*** PROVIDED DATA ***
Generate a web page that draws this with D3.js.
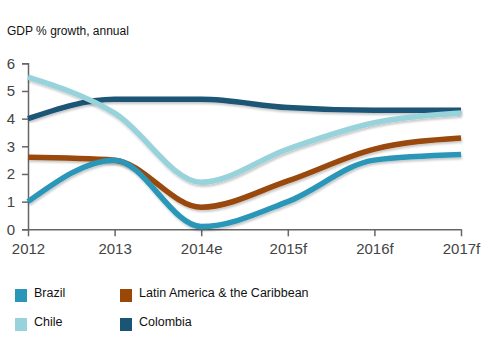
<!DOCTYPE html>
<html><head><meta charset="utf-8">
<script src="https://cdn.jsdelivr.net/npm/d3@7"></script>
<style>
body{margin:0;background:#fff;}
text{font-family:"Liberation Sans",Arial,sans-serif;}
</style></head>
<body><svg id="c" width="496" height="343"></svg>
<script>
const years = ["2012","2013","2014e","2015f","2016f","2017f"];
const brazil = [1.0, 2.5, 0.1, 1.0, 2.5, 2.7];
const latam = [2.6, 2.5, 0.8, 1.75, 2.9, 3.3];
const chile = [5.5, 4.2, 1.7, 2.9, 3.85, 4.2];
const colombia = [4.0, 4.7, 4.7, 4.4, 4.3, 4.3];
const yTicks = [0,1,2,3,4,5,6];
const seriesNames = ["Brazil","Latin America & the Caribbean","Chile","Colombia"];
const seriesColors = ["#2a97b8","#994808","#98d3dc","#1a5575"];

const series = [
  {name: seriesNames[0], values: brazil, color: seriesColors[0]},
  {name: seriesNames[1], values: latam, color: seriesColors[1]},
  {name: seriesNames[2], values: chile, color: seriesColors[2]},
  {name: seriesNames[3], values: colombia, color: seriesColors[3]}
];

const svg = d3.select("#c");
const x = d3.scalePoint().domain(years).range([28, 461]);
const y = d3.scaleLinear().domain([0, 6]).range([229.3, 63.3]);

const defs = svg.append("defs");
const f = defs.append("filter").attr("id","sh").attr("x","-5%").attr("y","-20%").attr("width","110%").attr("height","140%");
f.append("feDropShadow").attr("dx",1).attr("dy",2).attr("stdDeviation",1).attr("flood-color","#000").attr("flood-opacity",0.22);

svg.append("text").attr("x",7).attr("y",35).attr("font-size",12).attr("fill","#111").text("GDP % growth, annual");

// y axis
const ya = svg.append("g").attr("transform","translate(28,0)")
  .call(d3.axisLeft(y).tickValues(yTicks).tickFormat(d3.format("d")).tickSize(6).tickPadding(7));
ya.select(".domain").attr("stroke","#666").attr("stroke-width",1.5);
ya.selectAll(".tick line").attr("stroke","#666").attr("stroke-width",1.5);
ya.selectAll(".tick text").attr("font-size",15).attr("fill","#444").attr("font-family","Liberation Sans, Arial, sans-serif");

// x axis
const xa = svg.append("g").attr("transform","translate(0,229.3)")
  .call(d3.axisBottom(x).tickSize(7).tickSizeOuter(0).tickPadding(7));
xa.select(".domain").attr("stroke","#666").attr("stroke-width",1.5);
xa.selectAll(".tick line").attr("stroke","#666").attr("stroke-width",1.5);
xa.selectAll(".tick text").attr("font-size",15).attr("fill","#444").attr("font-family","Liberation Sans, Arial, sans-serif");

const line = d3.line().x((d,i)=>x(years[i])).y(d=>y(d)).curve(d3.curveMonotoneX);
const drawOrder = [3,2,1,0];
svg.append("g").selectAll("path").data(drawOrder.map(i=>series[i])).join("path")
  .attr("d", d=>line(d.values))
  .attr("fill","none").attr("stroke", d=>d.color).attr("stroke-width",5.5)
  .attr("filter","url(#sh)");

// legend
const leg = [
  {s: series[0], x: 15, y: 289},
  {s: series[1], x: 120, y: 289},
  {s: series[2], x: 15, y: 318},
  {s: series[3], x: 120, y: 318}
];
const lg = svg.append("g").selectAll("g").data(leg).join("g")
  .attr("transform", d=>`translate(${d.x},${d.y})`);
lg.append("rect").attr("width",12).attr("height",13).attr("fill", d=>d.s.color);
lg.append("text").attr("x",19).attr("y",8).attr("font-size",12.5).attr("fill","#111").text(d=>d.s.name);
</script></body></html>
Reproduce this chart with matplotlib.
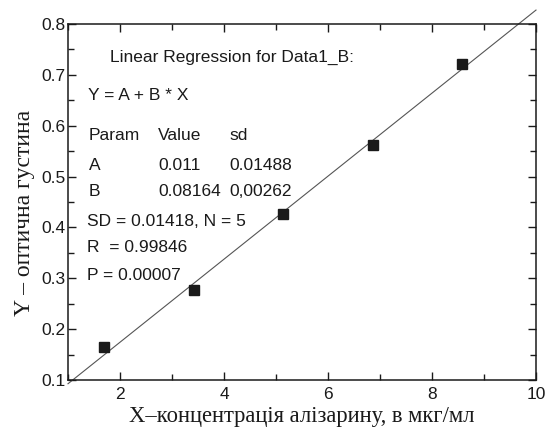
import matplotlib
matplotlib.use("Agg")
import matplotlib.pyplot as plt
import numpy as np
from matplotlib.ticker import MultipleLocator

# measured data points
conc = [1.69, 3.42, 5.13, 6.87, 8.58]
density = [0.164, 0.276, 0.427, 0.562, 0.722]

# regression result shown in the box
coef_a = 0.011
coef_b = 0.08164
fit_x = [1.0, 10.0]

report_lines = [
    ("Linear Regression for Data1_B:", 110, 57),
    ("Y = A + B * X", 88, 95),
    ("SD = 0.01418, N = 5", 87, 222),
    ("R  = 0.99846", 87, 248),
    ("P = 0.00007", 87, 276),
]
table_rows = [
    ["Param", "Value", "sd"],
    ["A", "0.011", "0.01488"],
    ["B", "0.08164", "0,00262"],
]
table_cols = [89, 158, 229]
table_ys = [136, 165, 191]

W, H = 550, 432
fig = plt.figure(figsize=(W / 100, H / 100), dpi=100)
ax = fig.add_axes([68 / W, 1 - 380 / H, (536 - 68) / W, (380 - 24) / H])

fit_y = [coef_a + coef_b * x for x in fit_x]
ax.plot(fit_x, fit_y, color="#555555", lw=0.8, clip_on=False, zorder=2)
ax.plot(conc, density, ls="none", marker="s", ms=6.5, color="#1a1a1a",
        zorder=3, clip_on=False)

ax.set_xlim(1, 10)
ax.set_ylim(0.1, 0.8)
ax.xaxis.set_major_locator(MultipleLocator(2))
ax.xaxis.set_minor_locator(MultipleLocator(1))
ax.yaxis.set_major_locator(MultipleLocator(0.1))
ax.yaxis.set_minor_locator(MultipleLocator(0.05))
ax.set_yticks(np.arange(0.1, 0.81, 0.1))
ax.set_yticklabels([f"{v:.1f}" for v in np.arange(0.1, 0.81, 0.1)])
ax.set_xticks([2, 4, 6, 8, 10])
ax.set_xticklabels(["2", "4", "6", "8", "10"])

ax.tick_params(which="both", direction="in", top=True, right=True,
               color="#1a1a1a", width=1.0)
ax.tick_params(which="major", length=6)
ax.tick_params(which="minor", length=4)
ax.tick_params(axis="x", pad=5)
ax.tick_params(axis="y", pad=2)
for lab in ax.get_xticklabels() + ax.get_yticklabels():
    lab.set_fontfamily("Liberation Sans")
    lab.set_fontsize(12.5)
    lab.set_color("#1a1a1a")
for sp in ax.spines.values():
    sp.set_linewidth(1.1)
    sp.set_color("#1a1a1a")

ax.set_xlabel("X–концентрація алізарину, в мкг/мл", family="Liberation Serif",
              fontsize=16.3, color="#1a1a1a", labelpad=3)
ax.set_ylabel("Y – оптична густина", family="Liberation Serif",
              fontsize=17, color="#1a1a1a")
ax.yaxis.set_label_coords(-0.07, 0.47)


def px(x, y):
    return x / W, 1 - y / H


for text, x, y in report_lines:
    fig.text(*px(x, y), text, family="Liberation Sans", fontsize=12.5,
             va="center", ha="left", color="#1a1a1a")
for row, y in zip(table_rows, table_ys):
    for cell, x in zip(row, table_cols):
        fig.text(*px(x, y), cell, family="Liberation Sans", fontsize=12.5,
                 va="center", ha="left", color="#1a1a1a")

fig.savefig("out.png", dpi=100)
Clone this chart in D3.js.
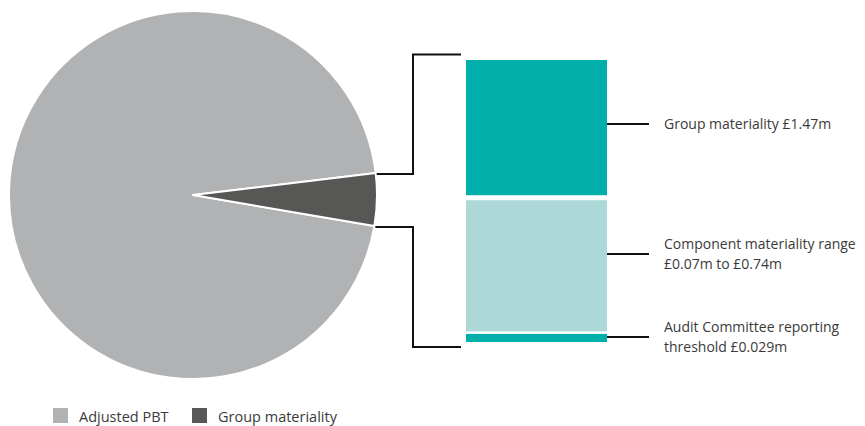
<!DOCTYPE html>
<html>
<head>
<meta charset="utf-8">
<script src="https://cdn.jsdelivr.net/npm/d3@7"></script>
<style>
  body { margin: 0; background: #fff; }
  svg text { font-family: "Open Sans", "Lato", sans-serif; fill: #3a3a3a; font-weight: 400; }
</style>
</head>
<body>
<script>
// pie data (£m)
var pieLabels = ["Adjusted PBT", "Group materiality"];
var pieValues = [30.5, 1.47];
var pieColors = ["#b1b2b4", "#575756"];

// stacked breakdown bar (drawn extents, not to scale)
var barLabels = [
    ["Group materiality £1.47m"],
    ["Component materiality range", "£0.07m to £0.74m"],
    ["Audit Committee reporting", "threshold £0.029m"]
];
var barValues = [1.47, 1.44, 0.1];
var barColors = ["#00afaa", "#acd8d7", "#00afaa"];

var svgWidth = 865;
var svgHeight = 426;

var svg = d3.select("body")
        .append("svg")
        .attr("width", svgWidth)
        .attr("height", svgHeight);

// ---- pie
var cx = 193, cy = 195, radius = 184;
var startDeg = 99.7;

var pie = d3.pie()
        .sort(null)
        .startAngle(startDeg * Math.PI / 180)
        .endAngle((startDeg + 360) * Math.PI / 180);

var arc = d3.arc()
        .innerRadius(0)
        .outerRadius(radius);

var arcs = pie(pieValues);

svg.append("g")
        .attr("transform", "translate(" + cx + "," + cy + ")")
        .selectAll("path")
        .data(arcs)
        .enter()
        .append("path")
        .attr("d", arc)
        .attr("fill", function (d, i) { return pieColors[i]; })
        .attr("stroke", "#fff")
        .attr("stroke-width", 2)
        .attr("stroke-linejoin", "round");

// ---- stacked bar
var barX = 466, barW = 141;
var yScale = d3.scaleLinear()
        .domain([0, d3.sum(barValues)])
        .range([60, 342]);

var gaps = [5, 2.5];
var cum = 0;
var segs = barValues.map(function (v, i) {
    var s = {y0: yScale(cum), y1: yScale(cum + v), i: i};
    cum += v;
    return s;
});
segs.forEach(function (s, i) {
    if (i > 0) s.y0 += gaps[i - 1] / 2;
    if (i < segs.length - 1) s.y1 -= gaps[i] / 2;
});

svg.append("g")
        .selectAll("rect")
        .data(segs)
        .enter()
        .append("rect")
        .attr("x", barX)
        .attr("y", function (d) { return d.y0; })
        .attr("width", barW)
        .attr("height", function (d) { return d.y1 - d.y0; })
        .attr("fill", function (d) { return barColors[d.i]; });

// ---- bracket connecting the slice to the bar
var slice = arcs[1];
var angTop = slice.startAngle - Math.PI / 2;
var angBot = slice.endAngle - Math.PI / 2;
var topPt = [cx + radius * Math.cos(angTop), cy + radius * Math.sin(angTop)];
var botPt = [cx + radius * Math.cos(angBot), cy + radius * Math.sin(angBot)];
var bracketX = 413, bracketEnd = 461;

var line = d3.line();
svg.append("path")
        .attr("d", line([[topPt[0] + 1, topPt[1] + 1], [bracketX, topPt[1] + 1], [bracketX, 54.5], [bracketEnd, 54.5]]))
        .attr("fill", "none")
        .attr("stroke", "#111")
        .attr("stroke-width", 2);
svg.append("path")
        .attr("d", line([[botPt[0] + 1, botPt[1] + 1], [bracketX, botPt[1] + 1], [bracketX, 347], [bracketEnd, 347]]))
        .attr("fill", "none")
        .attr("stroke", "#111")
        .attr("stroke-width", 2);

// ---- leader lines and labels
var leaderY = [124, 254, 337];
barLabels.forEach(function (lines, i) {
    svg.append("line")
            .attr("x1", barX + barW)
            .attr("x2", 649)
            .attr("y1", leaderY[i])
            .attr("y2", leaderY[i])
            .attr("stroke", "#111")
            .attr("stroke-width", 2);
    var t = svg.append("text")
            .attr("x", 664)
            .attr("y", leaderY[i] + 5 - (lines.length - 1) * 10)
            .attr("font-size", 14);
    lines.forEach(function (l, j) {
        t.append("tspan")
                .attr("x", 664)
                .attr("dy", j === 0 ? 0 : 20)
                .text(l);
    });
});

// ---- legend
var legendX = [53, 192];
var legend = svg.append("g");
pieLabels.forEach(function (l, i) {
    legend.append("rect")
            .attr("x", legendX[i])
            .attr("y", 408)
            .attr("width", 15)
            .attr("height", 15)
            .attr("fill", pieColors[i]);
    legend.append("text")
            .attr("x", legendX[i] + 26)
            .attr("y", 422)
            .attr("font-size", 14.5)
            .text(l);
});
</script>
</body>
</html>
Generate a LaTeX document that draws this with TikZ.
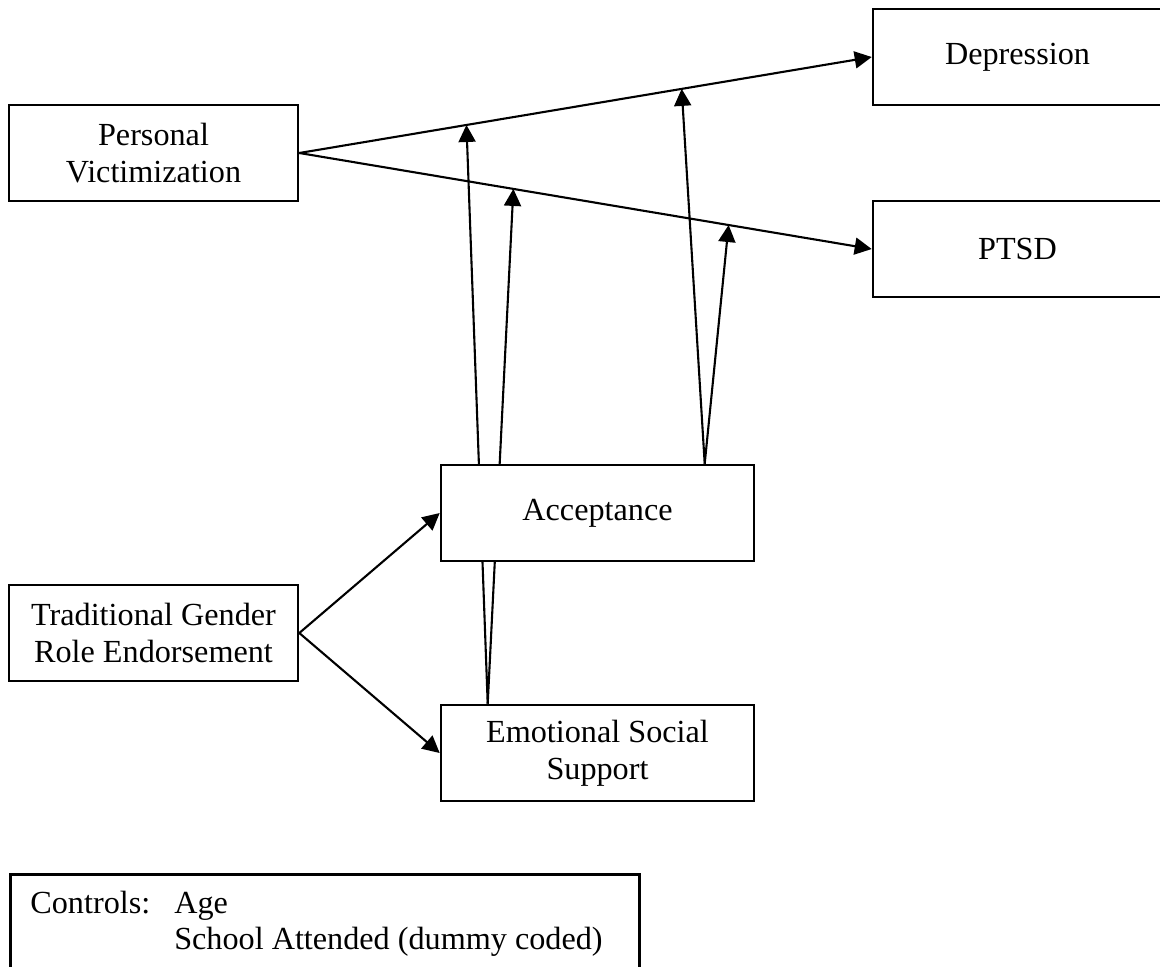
***
▶ [GOAL OF THE EXERCISE]
Copy exactly the stretch of lines that starts at the line holding "Reproduce this chart with matplotlib." and ends at the line holding "density = [0.164, 0.276, 0.427, 0.562, 0.722]". Drop the pictures.

▶ [RESPONSE FOR THIS EXERCISE]
Reproduce this chart with matplotlib.
import matplotlib
matplotlib.use("Agg")
import matplotlib.pyplot as plt
import numpy as np
from matplotlib.ticker import MultipleLocator

# measured data points
conc = [1.69, 3.42, 5.13, 6.87, 8.58]
density = [0.164, 0.276, 0.427, 0.562, 0.722]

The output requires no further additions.